You have hope in your life, expectations, desires, a feeling of confidence in what you intend for your life. You know where you want your hope to lead you. But what is the path that you will need to create to continue your journey? What is the connection from hope to faith, and faithful living?
Going back to Hebrews 11 we discover some clues. After gathering the evidence of Abel, Abraham and Sarah's faith, we are reminded that they died before the promises made to them were actually manifested, "But having seen it and greeted it from afar, and having acknowledged that they were strangers and exiles on the earth," they did understand and name their legacy to us. "For people who speak thus make it clear that they are seeking a homeland." Their legacy is twofold: we, as they, are stangers, resident aliens of the earth, but we still search for the home that is truly ours as God's people.
These strangers and exiles did some pretty odd and terrifying things. Abraham was ready to sacrifice his son; Moses gave up the good life to lead and seek justice for his people; Sarah was the original Oldest Woman Gives Birth. The people who followed Moses through the Red Sea took a huge risk leaving Egypt and potentially drowning during their escape. Rahab welcomed spies, but saved her own life. All strangers and exiles who took risks by going along with a God of uncommon sense who said, "Here I am, follow me." In following God they were heading for home. In following God, they were already at home. If hope is expectation, desire and a sense of confidence, then faith is being at home with God in our actions as we move toward home with God.
Have you ever moved out of a house you really loved? I have, more than once, and each time I have been reminded that a house is not a home because we carry home with us. It still takes believing that I can make that happen successfully every time I open the door to the new house for the first time. This new, empty void has nothing to do with home, until I set my foot on the threshold and my keys on the kitchen counter. And this is where life begins, and continues. I know what to do to set up a house, but it is the living that will make it a home.

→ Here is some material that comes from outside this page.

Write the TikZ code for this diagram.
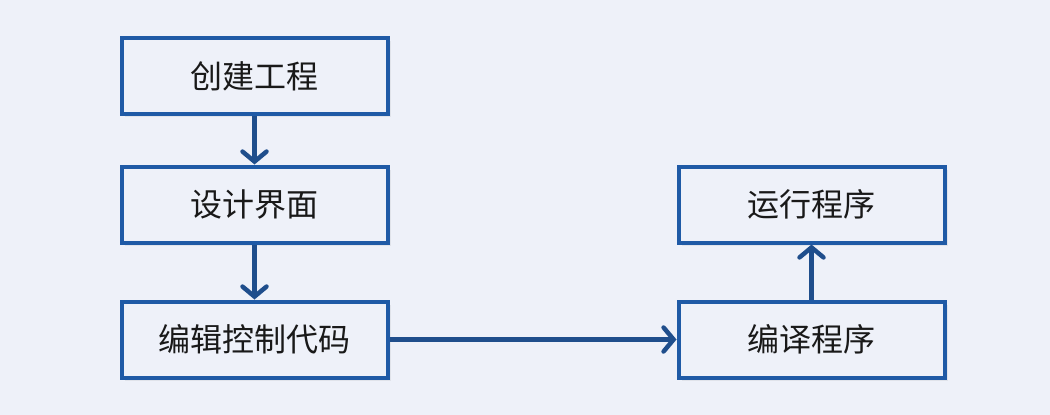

Living is the path between our hopes, expetations, desires and feelings of confidence, and faith. Not just living, but living as strangers, always setting up home in a land that says you should not leave what most people cling to as home. Home is not the same routine over and over, although we are frequently comforted by routine. Home is not running away when standing still is harder. Home is not making choices for your life because other people feel they are right and you feel they are wrong. Home is living the room that god opens up in your life to choose what appears to lack every bit of common sense imaginable. Living that room is what creates our lives, and what bridges the assurances of hope and faith. When we bridge the gap, we are no longer strangers or exiles. we are, as the old hymn reminds us, "No more a stranger or a guest, but like a child at home."